UCLA Department of Chemistry & Biochemistry
5072B Young Hall
Box 951569 (post)
607 Charles E. Young Drive East (courier)
Los Angeles, CA 90095-1569


Introduction – Ubiquinone (coenzyme Q or Q) functions in cells as a redox-active coenzyme of mitochondrial and plasma membrane electron transport, as well as an essential lipid soluble antioxidant. Human dietary supplementation with Q appears to have beneficial effects in slowing the progression of neuro- and muscle-degenerative diseases. However, Q is also involved in generating reactive oxygen species, through the adventitious reduction of dioxygen to superoxide by the ubisemiquinone radical, normally generated during mitochondrial electron transport. Thus, it is not clear how dietary supplementation with Q impacts the Dr. Jekyll/Mr. Hyde aspects of Q function. Cells are capable of synthesizing Q, but much remains to be learned about the sites of its synthesis, mechanisms of inter- and intra-cellular transport, and the regulation and enzymology of its biosynthesis. Research in my laboratory identified eight of the eleven polypeptides required for Q biosynthesis. The goals of my research are to characterize the Coq polypeptides responsible for production of Q and to determine how their activity can be modulated for optimal health.

Research Overview –

(1) We discovered a new Q biosynthetic pathway and showed that yeast are able to synthesize Q from a new aromatic ring precursor, para-aminobenzoic acid (pABA) [77]. This pathway operates in addition to the classic Q biosynthetic pathway that emanates from 4-hydroxybenzoic acid (4HB). We suggest a mechanism where Schiff base mediated deimination forms DMQ6 quinone, thereby eliminating the nitrogen contributed by pABA. This scheme results in the convergence of the 4HB and pABA pathways in eukaryotic Q biosynthesis and has implications regarding the action of pABA-based antifolates. This work is funded by a grant from NSF.

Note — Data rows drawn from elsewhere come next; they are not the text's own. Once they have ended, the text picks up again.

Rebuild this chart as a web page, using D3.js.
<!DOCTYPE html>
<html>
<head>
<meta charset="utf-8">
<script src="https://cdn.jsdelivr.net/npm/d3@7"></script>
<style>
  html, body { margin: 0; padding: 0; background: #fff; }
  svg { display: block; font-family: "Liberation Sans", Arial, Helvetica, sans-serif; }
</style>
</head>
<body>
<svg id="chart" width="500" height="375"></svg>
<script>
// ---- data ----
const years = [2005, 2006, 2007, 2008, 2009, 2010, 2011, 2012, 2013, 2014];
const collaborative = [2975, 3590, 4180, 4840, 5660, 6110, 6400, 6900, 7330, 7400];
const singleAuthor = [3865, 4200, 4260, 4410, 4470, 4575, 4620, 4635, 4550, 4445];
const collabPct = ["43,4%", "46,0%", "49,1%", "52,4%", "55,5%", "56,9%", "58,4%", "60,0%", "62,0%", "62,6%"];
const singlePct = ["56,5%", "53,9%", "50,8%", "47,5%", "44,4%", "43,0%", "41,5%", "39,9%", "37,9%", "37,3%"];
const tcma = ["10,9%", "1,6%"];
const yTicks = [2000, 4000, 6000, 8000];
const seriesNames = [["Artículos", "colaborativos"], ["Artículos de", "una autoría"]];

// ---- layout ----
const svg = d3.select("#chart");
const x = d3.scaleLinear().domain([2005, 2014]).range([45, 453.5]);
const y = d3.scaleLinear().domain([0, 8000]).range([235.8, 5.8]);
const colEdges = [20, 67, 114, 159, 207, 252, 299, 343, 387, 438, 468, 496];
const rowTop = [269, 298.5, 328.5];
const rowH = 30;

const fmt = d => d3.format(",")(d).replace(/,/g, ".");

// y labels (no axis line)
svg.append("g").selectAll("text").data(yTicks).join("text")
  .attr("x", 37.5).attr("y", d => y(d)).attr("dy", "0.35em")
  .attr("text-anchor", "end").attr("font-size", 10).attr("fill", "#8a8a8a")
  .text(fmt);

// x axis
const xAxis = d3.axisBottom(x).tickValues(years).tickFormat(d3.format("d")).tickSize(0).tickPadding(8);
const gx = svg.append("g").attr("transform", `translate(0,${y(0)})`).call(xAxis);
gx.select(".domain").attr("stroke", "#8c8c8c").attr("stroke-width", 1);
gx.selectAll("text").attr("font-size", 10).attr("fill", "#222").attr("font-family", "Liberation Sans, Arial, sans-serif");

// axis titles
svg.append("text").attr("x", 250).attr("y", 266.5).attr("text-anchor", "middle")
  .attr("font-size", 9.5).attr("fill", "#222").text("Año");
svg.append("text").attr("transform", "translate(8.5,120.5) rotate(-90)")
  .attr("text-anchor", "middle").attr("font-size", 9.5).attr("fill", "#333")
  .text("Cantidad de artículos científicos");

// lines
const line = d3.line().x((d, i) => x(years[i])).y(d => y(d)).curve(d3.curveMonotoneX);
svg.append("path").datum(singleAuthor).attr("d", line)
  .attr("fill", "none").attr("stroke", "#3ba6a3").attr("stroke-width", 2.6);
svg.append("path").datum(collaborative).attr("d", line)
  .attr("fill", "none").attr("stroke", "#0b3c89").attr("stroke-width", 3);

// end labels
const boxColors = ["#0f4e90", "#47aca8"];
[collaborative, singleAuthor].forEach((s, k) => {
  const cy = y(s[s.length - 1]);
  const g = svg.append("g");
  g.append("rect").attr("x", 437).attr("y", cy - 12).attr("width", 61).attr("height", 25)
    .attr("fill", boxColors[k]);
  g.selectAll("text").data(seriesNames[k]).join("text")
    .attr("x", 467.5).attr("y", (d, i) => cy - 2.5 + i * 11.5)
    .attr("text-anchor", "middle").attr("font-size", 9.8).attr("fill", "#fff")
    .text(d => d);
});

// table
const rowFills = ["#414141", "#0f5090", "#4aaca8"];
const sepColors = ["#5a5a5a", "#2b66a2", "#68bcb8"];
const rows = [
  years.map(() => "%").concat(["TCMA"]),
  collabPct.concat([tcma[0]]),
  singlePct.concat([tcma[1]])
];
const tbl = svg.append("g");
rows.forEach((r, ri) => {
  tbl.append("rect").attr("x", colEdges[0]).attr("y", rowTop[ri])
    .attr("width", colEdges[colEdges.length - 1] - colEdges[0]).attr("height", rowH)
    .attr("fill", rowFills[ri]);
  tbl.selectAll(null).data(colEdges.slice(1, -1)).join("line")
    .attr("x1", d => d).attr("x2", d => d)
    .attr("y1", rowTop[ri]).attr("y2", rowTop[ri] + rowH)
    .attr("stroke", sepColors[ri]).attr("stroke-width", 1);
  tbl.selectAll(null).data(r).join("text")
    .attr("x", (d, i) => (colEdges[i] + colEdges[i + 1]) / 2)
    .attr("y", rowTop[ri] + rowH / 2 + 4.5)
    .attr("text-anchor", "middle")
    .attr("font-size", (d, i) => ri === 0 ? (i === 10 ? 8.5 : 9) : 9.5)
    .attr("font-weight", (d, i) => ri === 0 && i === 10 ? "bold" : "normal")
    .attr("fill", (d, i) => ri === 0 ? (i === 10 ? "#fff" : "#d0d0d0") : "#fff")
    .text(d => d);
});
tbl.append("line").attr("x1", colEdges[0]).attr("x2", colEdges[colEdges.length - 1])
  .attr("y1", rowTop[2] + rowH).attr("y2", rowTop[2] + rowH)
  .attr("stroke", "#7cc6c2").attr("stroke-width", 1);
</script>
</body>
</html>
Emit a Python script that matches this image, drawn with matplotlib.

(2) The findings we made in the yeast model have shed much light on diseases resulting from Q deficiency [8285]. We showed that human Coq8 and Coq6 polypeptide homologues function to rescue the respective yeast coq mutants [80, 81]. We discovered that yeast Coq8p, and its human homologue ADCK3 function in the phosphorylation of Coq3p, Coq5p, and Coq7p [80]. The kinase function of Coq8p is proposed to be important in the maintenance or formation of a high molecular mass Coq polypeptide complex, which is required for Q biosynthesis.

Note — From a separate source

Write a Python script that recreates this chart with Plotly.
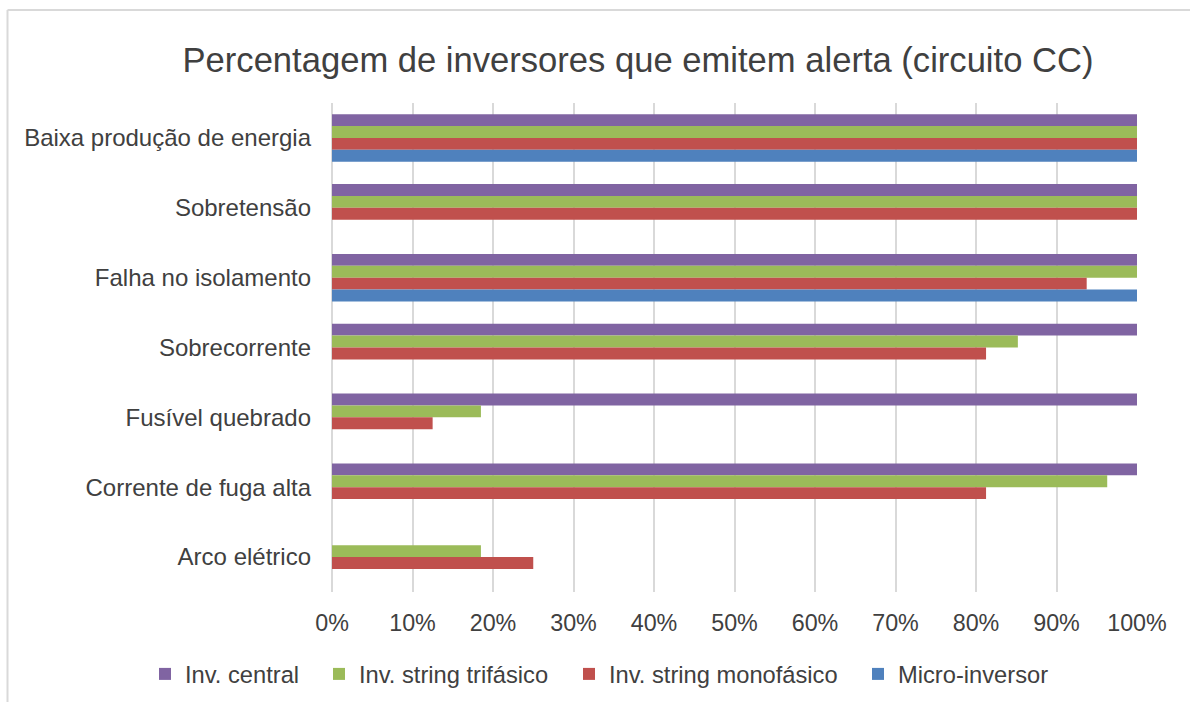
import plotly.graph_objects as go

# Alert categories (top to bottom) and share of inverters per type (%)
categories = [
    "Baixa produção de energia",
    "Sobretensão",
    "Falha no isolamento",
    "Sobrecorrente",
    "Fusível quebrado",
    "Corrente de fuga alta",
    "Arco elétrico",
]
inv_central = [100, 100, 100, 100, 100, 100, None]
inv_string_trifasico = [100, 100, 100, 85.2, 18.5, 96.3, 18.5]
inv_string_monofasico = [100, 100, 93.75, 81.25, 12.5, 81.25, 25]
micro_inversor = [100, None, 100, None, None, None, None]

x_ticks = list(range(0, 101, 10))
x_tick_labels = ["0%", "10%", "20%", "30%", "40%", "50%",
                 "60%", "70%", "80%", "90%", "100%"]

series = [
    ("Inv. central", inv_central, "#8064A2"),
    ("Inv. string trifásico", inv_string_trifasico, "#9BBB59"),
    ("Inv. string monofásico", inv_string_monofasico, "#C0504D"),
    ("Micro-inversor", micro_inversor, "#4F81BD"),
]

# Page geometry in pixels
W, H = 1190, 702
L, R, T, B = 332, 53, 103, 110
PW, PH = W - L - R, H - T - B


def px_x(x):
    return (x - L) / PW


def px_y(y):
    return (H - B - y) / PH


FONT = "Liberation Sans, Arial, sans-serif"
TXT = "#404040"

fig = go.Figure()
legend_ids = ["legend", "legend2", "legend3", "legend4"]
for (name, vals, color), lg in zip(series, legend_ids):
    fig.add_trace(go.Bar(
        y=categories, x=vals, name=name, orientation="h",
        marker=dict(color=color, line=dict(width=0)),
        legend=lg, showlegend=True, hoverinfo="x+name",
    ))

# one legend box per series, laid out in a single row under the axis
legend_text_x = [183, 357, 607, 896]
legend_layouts = {}
for lg, tx in zip(legend_ids, legend_text_x):
    legend_layouts[lg] = dict(
        x=px_x(tx - 38), xanchor="left",
        y=px_y(674), yanchor="middle",
        orientation="h", bgcolor="rgba(0,0,0,0)", borderwidth=0,
        font=dict(family=FONT, size=23.7, color=TXT),
        itemclick=False, itemdoubleclick=False, visible=True,
    )

fig.update_layout(
    width=W, height=H,
    margin=dict(l=L, r=R, t=T, b=B, autoexpand=False),
    paper_bgcolor="white", plot_bgcolor="white",
    showlegend=True,
    barmode="group", bargap=0.32, bargroupgap=0,
    title=dict(
        text="Percentagem de inversores que emitem alerta (circuito CC)",
        x=px_x(638), xref="paper", xanchor="center",
        y=1 - 60 / H, yref="container", yanchor="middle",
        font=dict(family=FONT, size=34.6, color=TXT),
    ),
    xaxis=dict(
        range=[0, 100], tickmode="array",
        tickvals=x_ticks, ticktext=x_tick_labels,
        showgrid=True, gridcolor="#D9D9D9", gridwidth=2,
        zeroline=True, zerolinecolor="#D9D9D9", zerolinewidth=2,
        showline=False, ticks="", ticklabelstandoff=15,
        tickfont=dict(family=FONT, size=23.3, color=TXT),
        fixedrange=True,
    ),
    yaxis=dict(
        autorange="reversed", type="category",
        showgrid=False, zeroline=False, showline=False, ticks="",
        ticklabelstandoff=20,
        tickfont=dict(family=FONT, size=24, color=TXT),
        fixedrange=True,
    ),
    shapes=[
        dict(type="line", xref="paper", yref="paper",
             x0=px_x(7.5), x1=px_x(W + 5), y0=px_y(10), y1=px_y(10),
             line=dict(color="#D9D9D9", width=2), layer="below"),
        dict(type="line", xref="paper", yref="paper",
             x0=px_x(7.5), x1=px_x(7.5), y0=px_y(10), y1=px_y(H + 5),
             line=dict(color="#D9D9D9", width=2), layer="below"),
    ],
    **legend_layouts,
)

fig.write_html("out.html")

(3) Over-expression of Coq8p in many of the yeast coq null mutants restores steady state levels of Coq polypeptides. This has been a particularly important discovery, because the yeast coq null mutants (coq3-coq9) previously accumulated the same early Q-intermediate. Coq8 over-expression has enabled us to detect late-stage Q-intermediates that were previously elusive [86]. Finally, we used synthetic analogues of 4-hydroxybenzoic acid to bypass deficient biosynthetic steps and showed that 2,4-dihydroxybenzoic acid is able to restore Q6 biosynthesis and respiratory growth in a coq7 null mutant over-expressing Coq8. The over-expression of Coq8 and the use of analogues of 4-HB represent new tools to elucidate the Q biosynthetic pathway. These recent discoveries are depicted in Figure 1.